Jorge Jesus continua a ser muito contestado pelos adeptos e tem até ao fim do ano dois verdadeiros testes (ambos no Dragão) à sua continuidade no Benfica


Nisto, há uma vitória contundente frente a um Famalicão em fase de enorme fragilidade, exposta de modo assassino por um Darwin em noite formidável. Há um sorteio de Champions amigável, a prometer uma eliminatória empolgante frente a um dos clubes mais interessantes do mundo. E há, espera-se, um presente de Natal na chuteirinha sob a forma de uma eliminação do Futebol Clube do Porto, seguida, espera-se, de nova vitória sobre o Futebol Clube do Porto. Há um mundo de possibilidades moderadamente épicas diante de nós. Mas, sendo assim, porque é que adeptos como eu sentem que são hoje obrigados a dividir casa com um cônjuge a quem já mal dirigem a palavra? Perdoem-me aqueles que acharem a comparação infeliz, mas é por aqui que ando, desencantado com a identidade deste Benfica, que teima em não se afirmar decisivamente. Sei que o próprio Jorge Jesus não levará a mal as minhas palavras. O próprio já fez questão de dizer que a vida de treinador é mesmo esta, uns dias na mó de cima, outros dias à mercê dos humores do adepto. Mas talvez nunca como hoje se tenha sentido tão refém da sua própria promessa. O futebol a triplicar que nos prometeu e não entregou continua a ensombrar esta passagem pelo Benfica, por muitos objetivos que a realidade dê como atingidos. Jorge Jesus chegou ao Benfica como o treinador de Vieira. Parecia ter muito para voltar a dar certo. Não interessa agora se foi usado como um trunfo eleitoral, ou se era a melhor escolha possível naquele momento. Interessam os quase dois anos passados, que parecem muitos mais. Hoje, sem entregar o futebol a que nos habituou, e que nos prometeu, sem o apadrinhamento de Vieira, sem a confiança dos adeptos, vinculado a uma parceria aparentemente fria com Rui Costa, Jorge Jesus é o treinador exatamente de quem?

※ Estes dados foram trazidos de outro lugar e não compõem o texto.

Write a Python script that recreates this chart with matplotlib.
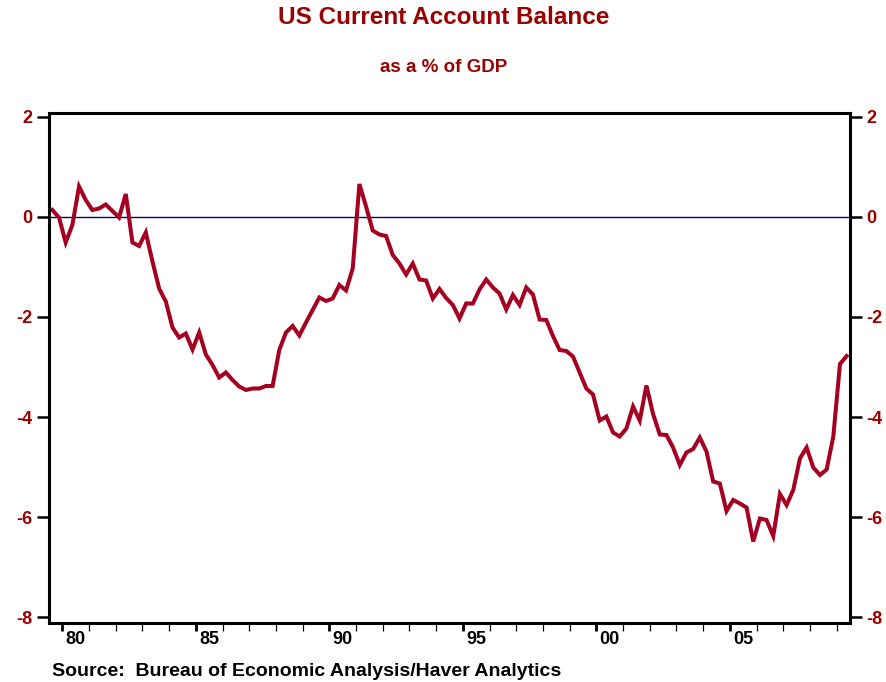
import numpy as np
import matplotlib
matplotlib.use("Agg")
import matplotlib.pyplot as plt
import matplotlib.transforms as mtransforms

plt.rcParams['font.family'] = ['Liberation Sans', 'DejaVu Sans']

# quarterly current account balance, % of GDP, 1979Q3 .. 2009Q2
start_year = 1979
start_quarter = 3
balance = [
    0.14, -0.01,
    -0.51, -0.16, 0.61, 0.34,
    0.14, 0.17, 0.25, 0.12,
    -0.01, 0.46, -0.51, -0.58,
    -0.31, -0.89, -1.43, -1.69,
    -2.21, -2.41, -2.33, -2.65,
    -2.31, -2.75, -2.96, -3.21,
    -3.11, -3.26, -3.39, -3.46,
    -3.43, -3.43, -3.38, -3.38,
    -2.66, -2.31, -2.18, -2.37,
    -2.11, -1.86, -1.61, -1.68,
    -1.63, -1.36, -1.47, -1.03,
    0.66, 0.21, -0.27, -0.35,
    -0.38, -0.76, -0.93, -1.15,
    -0.93, -1.25, -1.27, -1.63,
    -1.44, -1.62, -1.76, -2.03,
    -1.73, -1.73, -1.45, -1.25,
    -1.41, -1.53, -1.85, -1.56,
    -1.76, -1.41, -1.55, -2.05,
    -2.06, -2.38, -2.66, -2.68,
    -2.79, -3.11, -3.43, -3.55,
    -4.07, -3.99, -4.31, -4.39,
    -4.23, -3.79, -4.07, -3.37,
    -3.94, -4.35, -4.36, -4.61,
    -4.96, -4.71, -4.64, -4.41,
    -4.69, -5.29, -5.33, -5.88,
    -5.66, -5.73, -5.81, -6.49,
    -6.03, -6.06, -6.38, -5.54,
    -5.76, -5.46, -4.83, -4.61,
    -5.01, -5.16, -5.05, -4.39,
    -2.94, -2.78,
]

year_labels = ["80", "85", "90", "95", "00", "05"]
label_years = [1980, 1985, 1990, 1995, 2000, 2005]
y_ticks = [2, 0, -2, -4, -6, -8]

red = '#A50021'
dark_red = '#990000'

# place each quarter at its midpoint
q_index = np.arange(len(balance)) + (start_quarter - 1)
x = start_year + (q_index + 0.5) / 4.0

fig = plt.figure(figsize=(8.87, 6.82), dpi=100)
ax = fig.add_axes([49 / 887, 59 / 682, 801 / 887, 510 / 682])

ax.axhline(0, color='#000080', lw=1.0, zorder=1)
ax.plot(x, balance, color=red, lw=2.9, solid_joinstyle='miter', zorder=2)

ax.set_xlim(1979.5, 2009.5)
ax.set_ylim(-8.12, 2.08)

for side in ['left', 'right', 'top', 'bottom']:
    ax.spines[side].set_linewidth(2.2)
    ax.spines[side].set_color('black')

# y axis: ticks and labels on both sides
ax.set_yticks(y_ticks)
ax.set_yticklabels([str(v) for v in y_ticks])
ax.tick_params(axis='y', which='major', left=True, right=True,
               labelleft=True, labelright=True, direction='out',
               length=8.5, width=1.8, pad=3.5, labelsize=13,
               labelcolor=dark_red)
for t in ax.yaxis.get_major_ticks():
    t.label1.set_fontweight('bold')
    t.label2.set_fontweight('bold')

# x axis: heavier ticks every five years, light ticks every year
ax.set_xticks(label_years)
ax.set_xticklabels([])
ax.set_xticks(np.arange(1980, 2010), minor=True)
ax.tick_params(axis='x', which='major', direction='out', length=6,
               width=2.0, pad=2)
ax.tick_params(axis='x', which='minor', direction='out', length=6,
               width=0.9)

trans = mtransforms.blended_transform_factory(ax.transData, ax.transAxes)
for yr, lab in zip(label_years, year_labels):
    ax.text(yr + 0.5, -0.032, lab, transform=trans, ha='center', va='center',
            fontsize=13, fontweight='bold', color='black')

fig.text(0.5, 1 - 18 / 682, 'US Current Account Balance', ha='center',
         va='center', fontsize=17.5, fontweight='bold', color=dark_red)
fig.text(0.5, 1 - 68 / 682, 'as a % of GDP', ha='center', va='center',
         fontsize=13.5, fontweight='bold', color=dark_red)
fig.text(52 / 887, 1 - 671 / 682,
         'Source:  Bureau of Economic Analysis/Haver Analytics',
         ha='left', va='center', fontsize=14, fontweight='bold',
         color='black')

fig.savefig('out.png', dpi=100)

 Vida de cônjuges de costas voltadas, a quanto obrigas por amor à causa maior. Por enquanto dividimos a casa, nós os adeptos e Jorge Jesus, pelo bem dos nossos filhos (os jogadores), até eles irem para a universidade, que neste paralelismo algo tonto mas adequado acontecerá lá para junho, isto se tudo correr de feição, ou então já este mês, se Jesus não souber comandar os jogadores a duas vitórias frente ao Futebol Clube de Porto. Sim, porque, se essa seria sempre a exigência nestes dois jogos, é também impossível esperar menos após a paupérrima exibição frente ao Sporting. Não temos apenas que ganhar. Temos de recuperar o orgulho. Ganhámos ao Dínamo Kiev e ao Famalicão? Porreiro. Tenho para mim que os jogos seguintes serão os verdadeiros testes que nos dirão se a equipa está de facto melhor e podemos aspirar a muito mais esta época, ou se teremos de acelerar um novo ciclo de liderança técnica, idealmente a tempo de chegar a Amesterdão com uma equipa oleada para disputar o acesso aos quartos de final. É curioso porque, tanto em caso de um desfecho como do outro, o Benfica terá muito a ganhar.